Assisted interviews, providing questions in advance, the disadvantages of large and busy assessment days, simplifying language, rules, initial applications, inductions and processes. The ultimate automatic door, accessible to everybody regardless of why they might need to go through.

Removing Barriers: A £60 Lesson in Retention

During our meeting a call came through to the employer. A recently appointed staff member called to hand in their notice as they were unable to pay (upfront) the £2.50 per day bus fare (subsidised and dedicated work bus). Payday was 4 weeks away. The employer team simply looked at each other and then us and said, ‘we just need to remove this barrier don’t we’. At a cost of £60 they were able to retain a staff member, continue in their ambition to be a local employer of choice, prove their flexibility and commitment their team, tailored to the needs of the person. Sometimes the solution is that simple (and sometimes much more complicated or complex but don’t worry because that is exactly where supported employment teams come in!).  

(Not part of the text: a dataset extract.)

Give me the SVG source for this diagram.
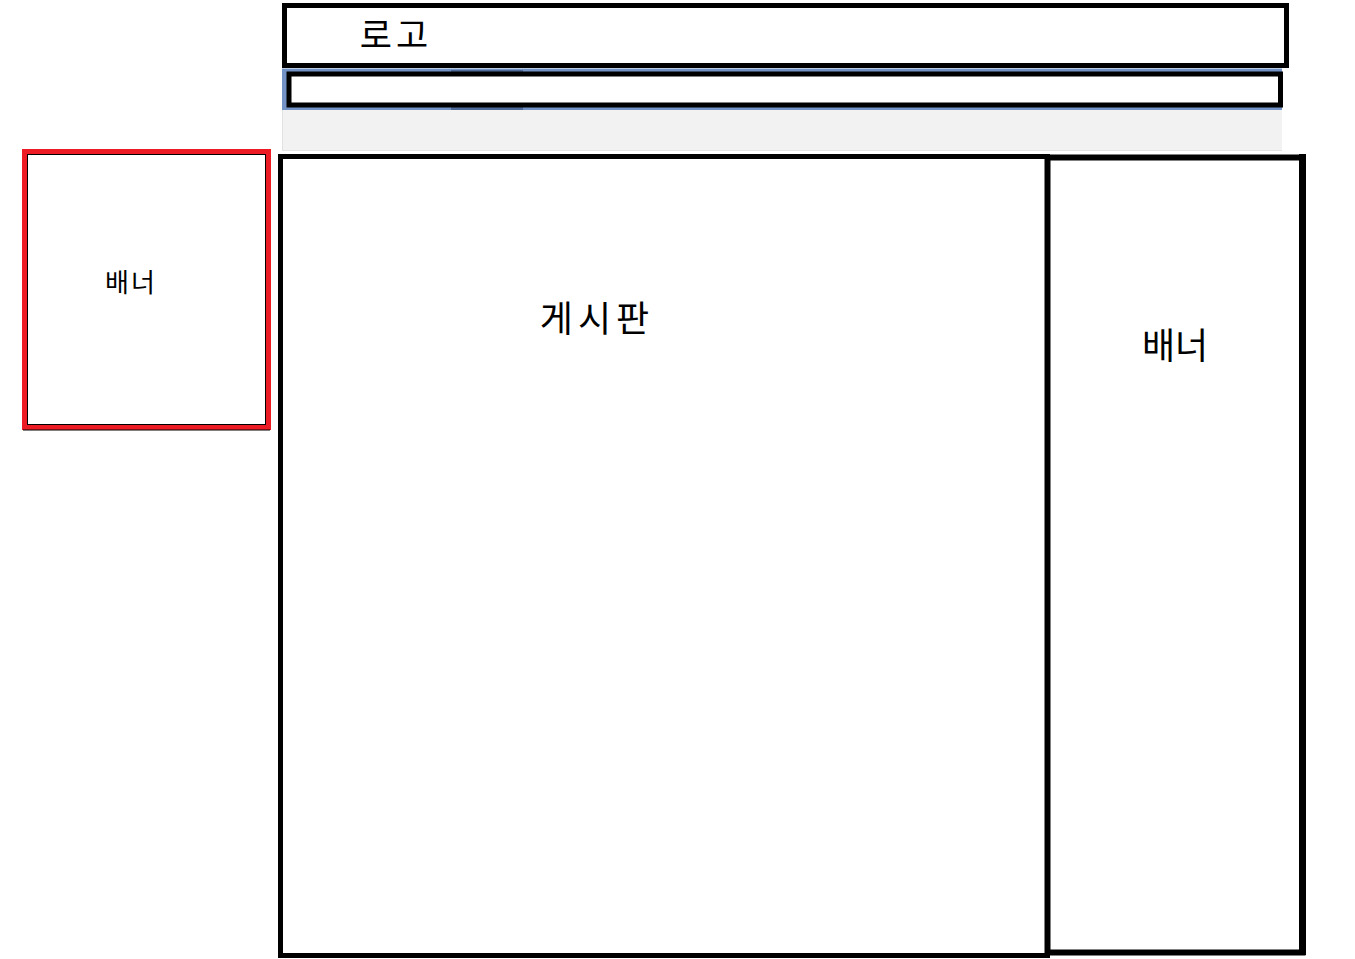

The Supported Employment Equation: Person + Provider + Employer = Quality outcomes through model fidelity and mutual trust.

Supported employment starts with the person and then the provider supports the person based on the 5-stage supported employment model, and the employer makes up the final third of the jigsaw, reassured by model fidelity that they know what good looks like and that they can trust in ‘good’. Right support for the right person at the right time and with the right employer.

Employment support is not supported employment. Right!